Vocation

Apr. 6th, 2020 10:22 am
brin_bellway: forget-me-not flowers (Default)
[personal profile] brin_bellway
I came across a thread a while back of people discussing whether one should go into accounting, and it dawned on me:

You *know* a field is a good fit for you when even the people who *hate* it make it sound good.

Paraphrased examples:


Person 1: "Oh god, it's *so* boring. You sit at an isolated little desk making debits and credits, and then *more* debits and *more* credits."


Me: That sounds peaceful. Cozy cubicle, lining up numbers neatly...


Person 2: "I'm at an entry-level accounting job, and one of my co-workers has been here for *twenty years*. They've never been promoted, never gotten a raise beyond cost-of-living!"


Me: So what you're saying is that accounting is *not* up-or-out. That--barring, perhaps, the particular kind of gruntwork you do getting automated away to nothing--you *can* stay a low-level grunt forever, if you want.

Dad complains about how after a decade or so at the company making specialised ebook readers (before generalised ebook readers were invented), they started pushing him to become a manager, even though he sucks at managing. And how he thinks a lot of the problem he's had finding another programming job is that hirers look at how old and experienced he is and go "you're overqualified for all the things you're actually good at, you're only worth considering for senior positions that you're terrible at". I would find it comforting to know that I'm not going to have that problem.

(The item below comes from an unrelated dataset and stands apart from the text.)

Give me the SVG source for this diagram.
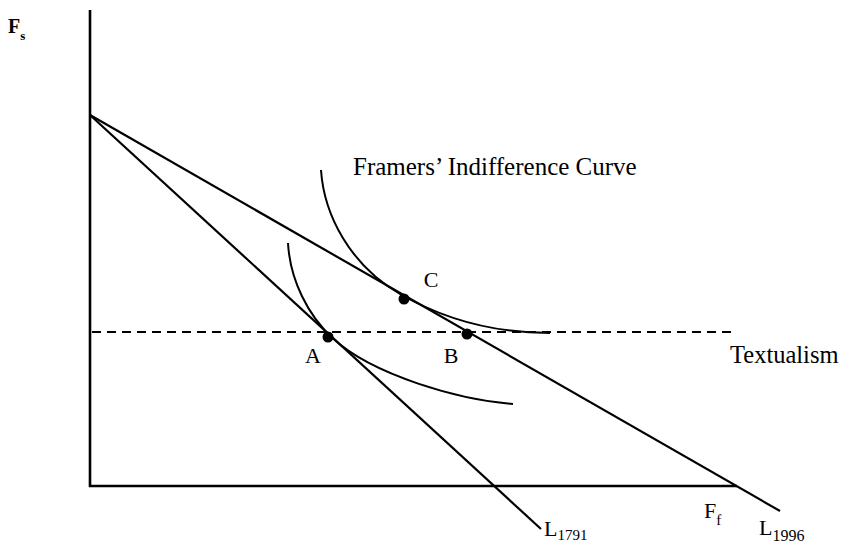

Person 3, in reply to Person 2: "Yeah, there's very little of climbing the accounting ladder *within* a company. The standard way to advance is by going and getting a higher-level job at a *different* company."


Me: So you rarely, if ever, have to have the dreaded pay-raise negotiation. You don't have to convince people they ought to be treating you better *than they already are*: you only have to convince new people to treat you well in the first place, and usually while you still have [the old job to go back to] and [other job listings to apply for] if the new one won't negotiate to your satisfaction.

(Also, this implies that "you can stay a low-level grunt forever if you want" generalises to all levels of the hierarchy: you can *also* choose to get one or two promotions and then stay a lower-mid-level accountant forever. Even better!)



Person 4: "Accounting is for people who want a steady income, and who in exchange are willing to give up following their passions. I'm not saying it's a *bad* choice, exactly, since we *do* have to live in this world and having a steady income *is* genuinely important, but...in a better world, I would be an artist like I wanted."


Me: That does suck for you, dude, and I'm sorry, but that being said: I get to eat my cake *and* have it?

Date: 2020-04-09 06:08 pm (UTC)
feotakahari: (Default)
From: [personal profile] feotakahari
I love being an accountant, because accounting is made by humans to follow human rules. The goal is to create something that you can explain to people who aren’t accountants. That’s way better than, say, physics, which wasn’t made by humans and doesn’t care if humans don’t understand it.

Date: 2020-04-15 07:25 pm (UTC)
From: [personal profile] contrarianarchon
>>Dad complains about how after a decade or so at the company making specialised ebook readers (before generalised ebook readers were invented), they started pushing him to become a manager, even though he sucks at managing. And how he thinks a lot of the problem he's had finding another programming job is that hirers look at how old and experienced he is and go "you're overqualified for all the things you're actually good at, you're only worth considering for senior positions that you're terrible at". I would find it comforting to know that I'm not going to have that problem.

... this worries me a lot. I don't want to have this happen to me, and it seems very plausible. How does this even work from a logistical perspective? I have no idea but clearly it's a thing; my teachers are teaching us on the assumption that manager-skills are something every engineer needs to know the basics of.

(There's a non-zero chance I've already over-qualified myself out of grunt programing work with my degree alone, I suspect.)

Date: 2020-04-16 02:36 am (UTC)
From: [personal profile] contrarianarchon
My problem is specifically the fact that I'm also getting an electrical engineering degree as well as a computer science one; I like programing more but doubt that anyone (myself included) is going to seriously believe that I want to be a programmer when I could be an Engineer.

... I was planning on trying to do "assume your career will be 1-2 decades long and pivot/retire" yes but I hadn't realized that was *standard*. What the hell. I thought that (from talking to my in-uni peers) this was a lofty ambition only for people with unusually good financial sense, and that I would probably fail to meet it, not an assumption.

Date: 2020-04-16 03:16 am (UTC)
From: [personal profile] contrarianarchon
I will admit that our conversation is mostly about the most immediate practicalities of our careers; making sure we learn specializations we can tolerate and internships and so forth, so I don't have a good sense of this, but I hadn't got the impression that many of my classmates had a plan other than "Live to the extent of your means delta retirement plans and then retire in your old age" that I am given to understand is the standard plan. I'm seriously considering messaging topical friends to ask about this but it's past 5am and I need to try and sleep.